*Records for processing:*

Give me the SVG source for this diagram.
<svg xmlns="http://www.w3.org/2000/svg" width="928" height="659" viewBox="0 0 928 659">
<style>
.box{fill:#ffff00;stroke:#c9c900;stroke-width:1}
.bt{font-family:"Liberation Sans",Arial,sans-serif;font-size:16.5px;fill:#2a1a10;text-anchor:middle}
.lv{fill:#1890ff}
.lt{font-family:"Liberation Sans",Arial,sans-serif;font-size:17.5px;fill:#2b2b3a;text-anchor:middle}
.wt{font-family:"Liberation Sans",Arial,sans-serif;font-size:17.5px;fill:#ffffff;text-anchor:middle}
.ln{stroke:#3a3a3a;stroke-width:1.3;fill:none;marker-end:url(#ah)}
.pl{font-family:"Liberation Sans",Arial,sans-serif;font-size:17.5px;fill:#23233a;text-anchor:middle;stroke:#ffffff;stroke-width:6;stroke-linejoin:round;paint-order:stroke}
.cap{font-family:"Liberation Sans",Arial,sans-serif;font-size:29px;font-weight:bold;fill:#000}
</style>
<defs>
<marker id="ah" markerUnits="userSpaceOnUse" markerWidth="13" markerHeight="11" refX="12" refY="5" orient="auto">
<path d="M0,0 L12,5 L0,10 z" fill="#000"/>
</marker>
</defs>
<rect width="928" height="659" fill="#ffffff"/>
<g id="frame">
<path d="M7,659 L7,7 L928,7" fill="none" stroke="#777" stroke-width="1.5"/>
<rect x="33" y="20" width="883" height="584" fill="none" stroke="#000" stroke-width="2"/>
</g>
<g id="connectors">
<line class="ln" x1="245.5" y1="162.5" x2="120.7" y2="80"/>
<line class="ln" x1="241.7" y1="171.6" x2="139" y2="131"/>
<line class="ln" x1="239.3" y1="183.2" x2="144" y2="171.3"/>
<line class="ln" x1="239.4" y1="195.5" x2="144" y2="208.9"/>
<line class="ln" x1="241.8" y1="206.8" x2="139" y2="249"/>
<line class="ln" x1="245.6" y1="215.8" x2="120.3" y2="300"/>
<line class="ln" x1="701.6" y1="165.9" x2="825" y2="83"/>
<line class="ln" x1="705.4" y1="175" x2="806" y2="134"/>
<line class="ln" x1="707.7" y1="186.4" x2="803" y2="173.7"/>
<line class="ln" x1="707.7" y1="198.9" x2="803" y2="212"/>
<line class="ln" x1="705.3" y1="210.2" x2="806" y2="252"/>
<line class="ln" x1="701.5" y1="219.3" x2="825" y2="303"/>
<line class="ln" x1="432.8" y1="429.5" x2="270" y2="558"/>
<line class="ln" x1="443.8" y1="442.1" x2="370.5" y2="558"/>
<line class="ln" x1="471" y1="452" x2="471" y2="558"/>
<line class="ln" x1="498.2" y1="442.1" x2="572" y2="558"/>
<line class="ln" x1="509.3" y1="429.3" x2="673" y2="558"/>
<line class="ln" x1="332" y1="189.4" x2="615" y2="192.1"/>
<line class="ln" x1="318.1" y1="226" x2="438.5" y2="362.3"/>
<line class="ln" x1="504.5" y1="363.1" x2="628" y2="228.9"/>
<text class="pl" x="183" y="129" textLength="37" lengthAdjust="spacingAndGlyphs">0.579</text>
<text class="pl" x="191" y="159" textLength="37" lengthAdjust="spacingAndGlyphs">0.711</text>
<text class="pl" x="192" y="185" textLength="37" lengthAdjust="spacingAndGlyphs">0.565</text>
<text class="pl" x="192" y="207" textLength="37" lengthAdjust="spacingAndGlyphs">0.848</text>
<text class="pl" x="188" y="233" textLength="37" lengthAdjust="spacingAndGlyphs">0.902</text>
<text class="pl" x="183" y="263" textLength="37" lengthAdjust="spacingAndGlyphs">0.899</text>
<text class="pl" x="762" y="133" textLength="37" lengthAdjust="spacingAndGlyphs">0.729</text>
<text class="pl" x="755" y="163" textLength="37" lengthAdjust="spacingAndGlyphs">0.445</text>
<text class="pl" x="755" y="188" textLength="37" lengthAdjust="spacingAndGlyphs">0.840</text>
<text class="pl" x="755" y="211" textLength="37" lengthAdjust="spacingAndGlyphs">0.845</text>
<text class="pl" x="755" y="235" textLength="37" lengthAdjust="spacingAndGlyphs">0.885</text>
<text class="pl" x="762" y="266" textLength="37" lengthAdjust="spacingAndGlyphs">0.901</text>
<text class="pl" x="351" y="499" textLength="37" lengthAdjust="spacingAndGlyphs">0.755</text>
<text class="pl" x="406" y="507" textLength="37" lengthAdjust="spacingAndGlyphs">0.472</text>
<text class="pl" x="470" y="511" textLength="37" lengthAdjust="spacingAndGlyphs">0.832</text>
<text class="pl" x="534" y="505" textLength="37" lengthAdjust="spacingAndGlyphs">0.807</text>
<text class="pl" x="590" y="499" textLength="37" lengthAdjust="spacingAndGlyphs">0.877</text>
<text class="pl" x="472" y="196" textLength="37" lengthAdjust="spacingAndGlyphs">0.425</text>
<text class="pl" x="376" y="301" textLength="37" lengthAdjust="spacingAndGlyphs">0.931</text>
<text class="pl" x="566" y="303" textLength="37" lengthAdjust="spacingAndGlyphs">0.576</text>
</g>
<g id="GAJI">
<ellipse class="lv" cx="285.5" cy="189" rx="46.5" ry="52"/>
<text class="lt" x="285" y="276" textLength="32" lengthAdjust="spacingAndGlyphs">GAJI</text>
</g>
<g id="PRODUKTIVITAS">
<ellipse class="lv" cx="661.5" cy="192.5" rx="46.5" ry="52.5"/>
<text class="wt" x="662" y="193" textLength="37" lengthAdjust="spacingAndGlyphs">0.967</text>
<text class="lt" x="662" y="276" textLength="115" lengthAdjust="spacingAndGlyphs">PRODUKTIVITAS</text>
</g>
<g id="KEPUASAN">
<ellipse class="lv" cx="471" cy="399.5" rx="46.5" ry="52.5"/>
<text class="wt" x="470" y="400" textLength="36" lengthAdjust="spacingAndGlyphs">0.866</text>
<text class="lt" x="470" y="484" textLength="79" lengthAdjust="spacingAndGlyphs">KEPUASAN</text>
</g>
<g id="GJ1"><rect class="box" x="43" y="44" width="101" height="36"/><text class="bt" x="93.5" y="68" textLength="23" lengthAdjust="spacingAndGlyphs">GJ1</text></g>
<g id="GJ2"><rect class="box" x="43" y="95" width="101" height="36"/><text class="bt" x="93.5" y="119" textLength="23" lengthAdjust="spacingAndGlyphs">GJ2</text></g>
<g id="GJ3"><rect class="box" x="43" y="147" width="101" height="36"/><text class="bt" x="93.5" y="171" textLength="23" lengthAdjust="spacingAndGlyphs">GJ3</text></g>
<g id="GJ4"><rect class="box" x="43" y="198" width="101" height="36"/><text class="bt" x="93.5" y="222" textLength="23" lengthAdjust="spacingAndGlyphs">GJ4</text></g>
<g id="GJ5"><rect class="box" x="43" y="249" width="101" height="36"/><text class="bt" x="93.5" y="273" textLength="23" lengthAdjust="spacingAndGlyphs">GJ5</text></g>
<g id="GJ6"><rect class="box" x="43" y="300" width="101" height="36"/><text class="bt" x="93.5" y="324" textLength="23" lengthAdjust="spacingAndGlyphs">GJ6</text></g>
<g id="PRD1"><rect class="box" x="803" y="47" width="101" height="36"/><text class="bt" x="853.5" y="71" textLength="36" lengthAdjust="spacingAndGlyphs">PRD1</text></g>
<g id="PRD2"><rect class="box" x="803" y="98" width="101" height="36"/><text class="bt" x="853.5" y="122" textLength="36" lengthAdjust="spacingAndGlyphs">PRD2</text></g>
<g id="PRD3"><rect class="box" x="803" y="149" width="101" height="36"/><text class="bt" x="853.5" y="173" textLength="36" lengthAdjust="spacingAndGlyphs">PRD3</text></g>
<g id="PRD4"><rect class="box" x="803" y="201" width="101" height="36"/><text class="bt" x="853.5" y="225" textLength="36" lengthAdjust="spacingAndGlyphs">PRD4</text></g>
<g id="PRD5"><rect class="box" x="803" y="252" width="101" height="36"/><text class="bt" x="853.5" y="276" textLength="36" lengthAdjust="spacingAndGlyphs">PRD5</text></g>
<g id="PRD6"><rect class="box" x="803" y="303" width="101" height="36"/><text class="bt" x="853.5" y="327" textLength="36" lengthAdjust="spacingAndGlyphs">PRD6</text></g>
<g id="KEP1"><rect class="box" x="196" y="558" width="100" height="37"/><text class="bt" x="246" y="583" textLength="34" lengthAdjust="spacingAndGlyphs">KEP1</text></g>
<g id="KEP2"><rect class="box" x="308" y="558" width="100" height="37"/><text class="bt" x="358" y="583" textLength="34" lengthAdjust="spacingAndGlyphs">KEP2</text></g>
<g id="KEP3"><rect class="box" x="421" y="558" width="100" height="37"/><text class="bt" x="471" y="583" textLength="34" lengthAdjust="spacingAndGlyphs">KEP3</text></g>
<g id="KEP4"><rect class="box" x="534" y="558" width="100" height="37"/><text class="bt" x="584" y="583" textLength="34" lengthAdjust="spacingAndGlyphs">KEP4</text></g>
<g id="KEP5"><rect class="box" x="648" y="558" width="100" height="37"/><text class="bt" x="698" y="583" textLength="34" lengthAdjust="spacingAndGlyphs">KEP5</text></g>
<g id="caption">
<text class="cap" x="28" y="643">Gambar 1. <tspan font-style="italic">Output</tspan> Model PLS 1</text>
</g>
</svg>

* * *

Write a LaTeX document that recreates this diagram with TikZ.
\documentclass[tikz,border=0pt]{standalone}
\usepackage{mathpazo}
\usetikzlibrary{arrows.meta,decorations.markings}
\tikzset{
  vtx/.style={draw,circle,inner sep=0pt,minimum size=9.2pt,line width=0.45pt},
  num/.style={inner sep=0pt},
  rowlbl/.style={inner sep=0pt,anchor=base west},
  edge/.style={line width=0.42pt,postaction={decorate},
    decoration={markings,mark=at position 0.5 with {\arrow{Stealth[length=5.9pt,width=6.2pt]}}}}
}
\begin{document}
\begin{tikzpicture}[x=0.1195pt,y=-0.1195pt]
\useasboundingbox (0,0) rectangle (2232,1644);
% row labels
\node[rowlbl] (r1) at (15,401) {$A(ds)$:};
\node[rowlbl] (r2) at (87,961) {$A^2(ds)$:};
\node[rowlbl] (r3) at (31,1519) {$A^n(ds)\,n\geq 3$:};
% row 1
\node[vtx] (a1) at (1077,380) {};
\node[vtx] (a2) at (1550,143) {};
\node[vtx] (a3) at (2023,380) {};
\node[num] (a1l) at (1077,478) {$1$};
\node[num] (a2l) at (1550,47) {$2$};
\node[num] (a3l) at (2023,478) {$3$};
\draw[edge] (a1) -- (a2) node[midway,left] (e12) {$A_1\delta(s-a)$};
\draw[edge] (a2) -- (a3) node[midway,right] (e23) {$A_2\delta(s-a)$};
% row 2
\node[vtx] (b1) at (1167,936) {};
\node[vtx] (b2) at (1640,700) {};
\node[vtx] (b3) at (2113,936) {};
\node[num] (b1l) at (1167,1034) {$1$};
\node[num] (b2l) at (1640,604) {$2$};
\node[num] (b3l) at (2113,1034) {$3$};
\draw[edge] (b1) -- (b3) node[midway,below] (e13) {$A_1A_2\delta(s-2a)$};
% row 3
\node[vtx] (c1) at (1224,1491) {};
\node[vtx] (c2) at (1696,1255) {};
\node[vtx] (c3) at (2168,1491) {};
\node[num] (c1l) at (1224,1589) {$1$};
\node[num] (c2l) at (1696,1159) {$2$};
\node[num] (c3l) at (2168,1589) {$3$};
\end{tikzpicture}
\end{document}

*Task to carry out:*
Look through the data and show every line containing "this".

*Task response:*
Give me the SVG source for this diagram.
Write a LaTeX document that recreates this diagram with TikZ.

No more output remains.